What mitigated the unlikelihood of it all, he said, was the help of his family, teachers, colleagues and students.

Val Logsdon Fitch was born March 10, 1923, on a cattle ranch in the remote, isolated sand hills region in the northwestern corner of Nebraska.

His mother was a teacher. A riding accident forced his father to move into town and open an insurance business.

From 1940 to 1943, Dr. Fitch attended Chadron State College in Nebraska before he entered the Army, where he wore fatigues to work at Los Alamos, N.M., on the Manhattan Project to build the atom bomb during World War II. His military experience gave him the equivalent of graduate training in electronics and circuit design.

In the democratic environment of Los Alamos, he rubbed shoulders with many of the world’s luminaries in physics.

As a specialist in the bomb’s timing circuits, he was one of the last survivors of those who witnessed the test of the plutonium bomb in the New Mexico desert in 1945. After the war, he was invited to become a research assistant at Cornell University, but he pointed out that he had not yet obtained his bachelor’s degree.
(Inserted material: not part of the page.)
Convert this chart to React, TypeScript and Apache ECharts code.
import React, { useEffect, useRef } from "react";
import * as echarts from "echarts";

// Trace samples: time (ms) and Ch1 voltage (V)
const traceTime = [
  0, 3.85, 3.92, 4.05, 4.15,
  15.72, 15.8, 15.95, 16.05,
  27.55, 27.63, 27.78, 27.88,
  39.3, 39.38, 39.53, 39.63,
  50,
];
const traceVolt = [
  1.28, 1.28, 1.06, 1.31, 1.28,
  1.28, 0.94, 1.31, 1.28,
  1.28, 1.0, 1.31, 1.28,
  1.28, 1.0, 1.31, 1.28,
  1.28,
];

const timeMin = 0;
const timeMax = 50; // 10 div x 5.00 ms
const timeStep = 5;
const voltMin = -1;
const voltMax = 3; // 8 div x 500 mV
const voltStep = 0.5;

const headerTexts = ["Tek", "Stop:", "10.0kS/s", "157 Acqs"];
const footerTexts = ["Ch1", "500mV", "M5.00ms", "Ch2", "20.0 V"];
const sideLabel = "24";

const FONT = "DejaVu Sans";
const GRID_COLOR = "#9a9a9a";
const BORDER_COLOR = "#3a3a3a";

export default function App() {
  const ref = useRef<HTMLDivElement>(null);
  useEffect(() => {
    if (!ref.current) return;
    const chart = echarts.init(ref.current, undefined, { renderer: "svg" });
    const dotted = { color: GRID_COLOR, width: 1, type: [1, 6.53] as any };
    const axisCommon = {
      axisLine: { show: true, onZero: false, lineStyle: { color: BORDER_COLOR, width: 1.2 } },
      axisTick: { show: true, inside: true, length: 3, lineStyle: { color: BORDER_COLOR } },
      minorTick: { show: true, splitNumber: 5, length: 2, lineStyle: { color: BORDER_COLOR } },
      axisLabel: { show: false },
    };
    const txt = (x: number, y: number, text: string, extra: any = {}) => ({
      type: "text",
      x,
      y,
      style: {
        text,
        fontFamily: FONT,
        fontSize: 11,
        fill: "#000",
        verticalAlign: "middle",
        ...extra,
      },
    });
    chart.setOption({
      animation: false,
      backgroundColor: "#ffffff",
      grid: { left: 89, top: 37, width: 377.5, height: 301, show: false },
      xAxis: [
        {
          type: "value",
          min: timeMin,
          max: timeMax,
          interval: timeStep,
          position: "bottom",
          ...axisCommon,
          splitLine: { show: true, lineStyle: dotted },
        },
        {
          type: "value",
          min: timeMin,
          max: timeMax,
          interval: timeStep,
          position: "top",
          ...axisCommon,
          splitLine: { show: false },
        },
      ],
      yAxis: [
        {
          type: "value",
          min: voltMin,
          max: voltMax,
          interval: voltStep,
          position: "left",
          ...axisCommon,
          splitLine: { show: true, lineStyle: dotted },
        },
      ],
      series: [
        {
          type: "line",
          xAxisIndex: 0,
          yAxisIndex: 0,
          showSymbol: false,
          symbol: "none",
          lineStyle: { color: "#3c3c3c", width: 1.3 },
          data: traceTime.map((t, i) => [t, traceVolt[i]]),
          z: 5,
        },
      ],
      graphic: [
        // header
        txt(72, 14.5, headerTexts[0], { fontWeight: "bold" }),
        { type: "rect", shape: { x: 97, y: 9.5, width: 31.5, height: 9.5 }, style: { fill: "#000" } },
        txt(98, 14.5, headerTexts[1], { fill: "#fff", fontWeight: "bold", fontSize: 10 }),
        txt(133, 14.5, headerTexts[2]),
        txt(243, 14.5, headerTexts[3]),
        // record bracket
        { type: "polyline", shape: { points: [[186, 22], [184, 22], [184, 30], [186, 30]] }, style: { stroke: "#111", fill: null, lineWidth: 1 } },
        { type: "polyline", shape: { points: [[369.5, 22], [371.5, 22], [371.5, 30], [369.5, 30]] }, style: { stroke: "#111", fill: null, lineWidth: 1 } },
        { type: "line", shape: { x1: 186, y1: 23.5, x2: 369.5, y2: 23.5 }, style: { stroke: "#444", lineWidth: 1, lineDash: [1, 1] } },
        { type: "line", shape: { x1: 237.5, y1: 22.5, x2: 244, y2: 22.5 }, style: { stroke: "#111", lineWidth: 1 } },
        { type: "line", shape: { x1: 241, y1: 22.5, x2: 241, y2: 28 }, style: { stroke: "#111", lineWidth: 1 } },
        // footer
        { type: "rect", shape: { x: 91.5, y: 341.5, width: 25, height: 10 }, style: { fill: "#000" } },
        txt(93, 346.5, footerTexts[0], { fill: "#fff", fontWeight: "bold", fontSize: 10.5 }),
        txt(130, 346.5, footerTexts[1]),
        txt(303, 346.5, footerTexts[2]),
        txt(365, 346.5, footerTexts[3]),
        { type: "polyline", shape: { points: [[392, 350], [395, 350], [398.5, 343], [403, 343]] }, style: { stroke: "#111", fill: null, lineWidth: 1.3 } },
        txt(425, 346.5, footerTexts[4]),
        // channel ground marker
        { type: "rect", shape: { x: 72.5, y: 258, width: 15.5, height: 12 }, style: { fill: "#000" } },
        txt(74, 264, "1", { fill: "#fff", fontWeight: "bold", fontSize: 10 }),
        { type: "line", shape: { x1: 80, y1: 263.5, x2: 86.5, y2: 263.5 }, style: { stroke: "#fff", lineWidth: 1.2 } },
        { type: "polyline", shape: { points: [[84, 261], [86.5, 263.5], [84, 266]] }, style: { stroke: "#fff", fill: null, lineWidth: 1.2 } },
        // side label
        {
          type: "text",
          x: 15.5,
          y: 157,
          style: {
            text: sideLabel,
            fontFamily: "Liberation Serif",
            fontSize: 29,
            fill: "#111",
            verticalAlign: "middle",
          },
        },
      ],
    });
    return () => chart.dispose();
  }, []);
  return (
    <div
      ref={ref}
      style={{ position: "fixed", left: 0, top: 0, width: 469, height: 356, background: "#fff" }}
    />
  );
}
He enrolled at McGill University in Montreal and in 1948 graduated with a degree in electrical engineering.

His doctoral work was pursued at Columbia University and entailed pioneering work on mu-mesic atoms, those in which muons replace electrons. It led to improved measurements of the size of the atomic nucleus. After completing his degree at Columbia in 1954, he began at Princeton.
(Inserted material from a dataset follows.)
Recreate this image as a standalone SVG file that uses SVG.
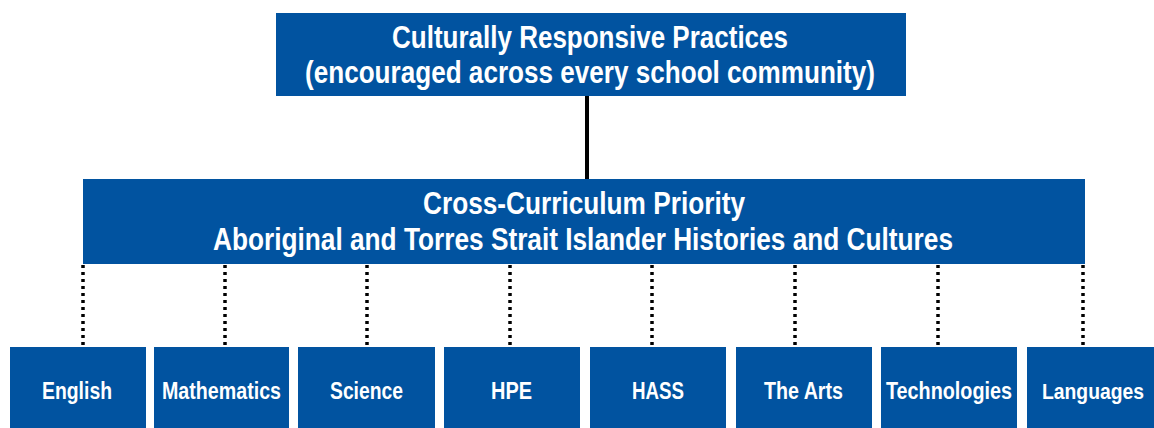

One of the things he liked about physics was the opportunity to be surprised. He said he recognized “the delights of unexpected results. And the challenge they present in understanding nature.”

The work that brought the Nobel Prize, he said, was the “ultimate in unexpected results.”

His first wife, Elise Cunningham, whom he married in 1949, died in 1972. They had two sons. In 1976, he married Daisy Harper Sharp and became father to her three children.

One episode from his early life demonstrates the difficulty of glancing around a busy room and spotting the young man who would win the Nobel Prize: On the morning of July 16, 1945, just before the test of the A-bomb at Alamogordo, N.M., he was among the small group in the control bunker. But, he once wrote, being anonymous in his enlisted man’s uniform, he “was largely ignored.”

He said it gave him a lifelong sense of kinship with those who like him, had witnessed history from just “outside the spotlight.”